GIVEN EXERCISE: From the very first line of the data to the line containing "minimum width=212pt, minimum", retype everything exactly, leaving the pictures behind.

++++ SOURCE EXCERPT ++++

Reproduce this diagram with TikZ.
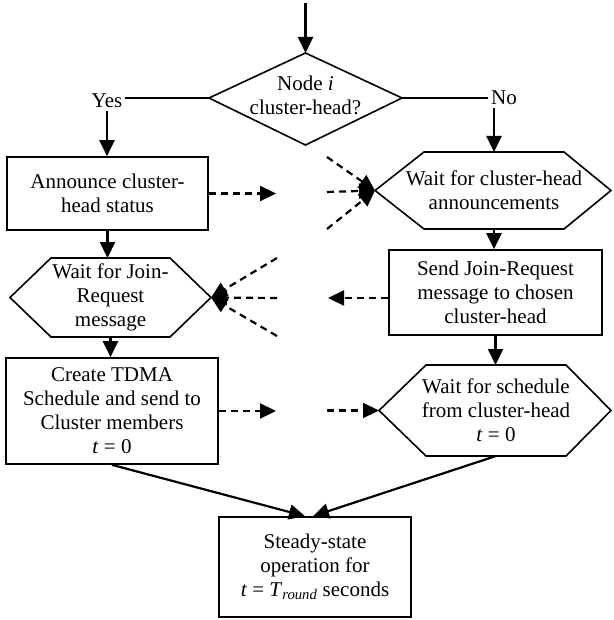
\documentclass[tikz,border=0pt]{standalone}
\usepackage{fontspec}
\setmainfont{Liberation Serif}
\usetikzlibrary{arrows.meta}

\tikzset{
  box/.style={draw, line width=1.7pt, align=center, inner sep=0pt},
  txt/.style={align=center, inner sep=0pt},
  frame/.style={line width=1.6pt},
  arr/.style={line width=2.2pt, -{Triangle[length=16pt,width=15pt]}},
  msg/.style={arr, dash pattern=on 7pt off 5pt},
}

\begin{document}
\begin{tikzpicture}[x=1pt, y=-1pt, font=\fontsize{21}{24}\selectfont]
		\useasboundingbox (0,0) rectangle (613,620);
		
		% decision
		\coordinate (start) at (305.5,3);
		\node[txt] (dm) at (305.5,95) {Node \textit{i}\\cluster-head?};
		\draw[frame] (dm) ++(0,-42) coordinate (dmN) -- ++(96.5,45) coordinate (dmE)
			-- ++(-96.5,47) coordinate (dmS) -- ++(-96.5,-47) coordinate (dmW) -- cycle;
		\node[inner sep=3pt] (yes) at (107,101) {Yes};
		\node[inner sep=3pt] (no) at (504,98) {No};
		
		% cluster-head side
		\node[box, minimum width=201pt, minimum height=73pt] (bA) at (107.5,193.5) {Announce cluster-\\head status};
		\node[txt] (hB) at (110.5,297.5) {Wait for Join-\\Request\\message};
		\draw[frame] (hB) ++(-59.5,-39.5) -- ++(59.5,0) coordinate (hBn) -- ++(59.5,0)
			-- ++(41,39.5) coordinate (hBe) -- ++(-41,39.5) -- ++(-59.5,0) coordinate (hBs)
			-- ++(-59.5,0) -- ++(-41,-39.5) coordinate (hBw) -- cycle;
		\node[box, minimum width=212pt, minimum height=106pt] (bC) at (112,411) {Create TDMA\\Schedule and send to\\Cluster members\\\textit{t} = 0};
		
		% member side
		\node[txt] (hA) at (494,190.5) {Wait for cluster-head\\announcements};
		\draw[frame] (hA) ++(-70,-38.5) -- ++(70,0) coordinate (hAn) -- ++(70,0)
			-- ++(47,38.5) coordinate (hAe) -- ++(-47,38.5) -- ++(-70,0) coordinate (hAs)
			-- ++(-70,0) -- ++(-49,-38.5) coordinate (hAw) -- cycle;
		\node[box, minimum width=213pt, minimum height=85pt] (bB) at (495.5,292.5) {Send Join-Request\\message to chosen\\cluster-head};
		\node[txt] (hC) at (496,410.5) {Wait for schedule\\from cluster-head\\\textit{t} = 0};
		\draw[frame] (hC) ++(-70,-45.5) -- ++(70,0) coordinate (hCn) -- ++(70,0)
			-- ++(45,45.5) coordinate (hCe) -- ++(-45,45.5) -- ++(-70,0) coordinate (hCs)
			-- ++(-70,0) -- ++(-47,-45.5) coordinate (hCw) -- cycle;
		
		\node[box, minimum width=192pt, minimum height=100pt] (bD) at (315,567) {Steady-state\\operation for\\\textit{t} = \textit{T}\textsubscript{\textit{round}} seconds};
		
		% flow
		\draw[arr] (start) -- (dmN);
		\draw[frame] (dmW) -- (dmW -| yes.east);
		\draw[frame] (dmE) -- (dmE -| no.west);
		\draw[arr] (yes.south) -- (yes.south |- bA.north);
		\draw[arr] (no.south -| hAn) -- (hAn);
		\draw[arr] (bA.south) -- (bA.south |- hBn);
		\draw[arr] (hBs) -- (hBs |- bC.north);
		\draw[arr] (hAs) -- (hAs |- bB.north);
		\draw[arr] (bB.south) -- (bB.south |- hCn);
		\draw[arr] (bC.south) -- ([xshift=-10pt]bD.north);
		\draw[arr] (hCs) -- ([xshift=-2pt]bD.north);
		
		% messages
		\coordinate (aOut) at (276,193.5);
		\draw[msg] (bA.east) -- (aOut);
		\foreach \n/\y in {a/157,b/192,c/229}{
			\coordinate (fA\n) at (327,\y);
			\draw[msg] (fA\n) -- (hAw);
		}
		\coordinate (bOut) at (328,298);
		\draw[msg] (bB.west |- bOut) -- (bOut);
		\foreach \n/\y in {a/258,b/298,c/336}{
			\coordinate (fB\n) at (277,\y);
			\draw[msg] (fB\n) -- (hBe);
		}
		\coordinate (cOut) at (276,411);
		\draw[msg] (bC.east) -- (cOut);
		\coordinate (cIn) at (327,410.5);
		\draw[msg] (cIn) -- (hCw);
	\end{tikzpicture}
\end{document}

++++

TASK RESPONSE:
Reproduce this diagram with TikZ.
\documentclass[tikz,border=0pt]{standalone}
\usepackage{fontspec}
\setmainfont{Liberation Serif}
\usetikzlibrary{arrows.meta}

\tikzset{
  box/.style={draw, line width=1.7pt, align=center, inner sep=0pt},
  txt/.style={align=center, inner sep=0pt},
  frame/.style={line width=1.6pt},
  arr/.style={line width=2.2pt, -{Triangle[length=16pt,width=15pt]}},
  msg/.style={arr, dash pattern=on 7pt off 5pt},
}

\begin{document}
\begin{tikzpicture}[x=1pt, y=-1pt, font=\fontsize{21}{24}\selectfont]
		\useasboundingbox (0,0) rectangle (613,620);
		
		% decision
		\coordinate (start) at (305.5,3);
		\node[txt] (dm) at (305.5,95) {Node \textit{i}\\cluster-head?};
		\draw[frame] (dm) ++(0,-42) coordinate (dmN) -- ++(96.5,45) coordinate (dmE)
			-- ++(-96.5,47) coordinate (dmS) -- ++(-96.5,-47) coordinate (dmW) -- cycle;
		\node[inner sep=3pt] (yes) at (107,101) {Yes};
		\node[inner sep=3pt] (no) at (504,98) {No};
		
		% cluster-head side
		\node[box, minimum width=201pt, minimum height=73pt] (bA) at (107.5,193.5) {Announce cluster-\\head status};
		\node[txt] (hB) at (110.5,297.5) {Wait for Join-\\Request\\message};
		\draw[frame] (hB) ++(-59.5,-39.5) -- ++(59.5,0) coordinate (hBn) -- ++(59.5,0)
			-- ++(41,39.5) coordinate (hBe) -- ++(-41,39.5) -- ++(-59.5,0) coordinate (hBs)
			-- ++(-59.5,0) -- ++(-41,-39.5) coordinate (hBw) -- cycle;
		\node[box, minimum width=212pt, minimum height=106pt] (bC) at (112,411) {Create TDMA\\Schedule and send to\\Cluster members\\\textit{t} = 0};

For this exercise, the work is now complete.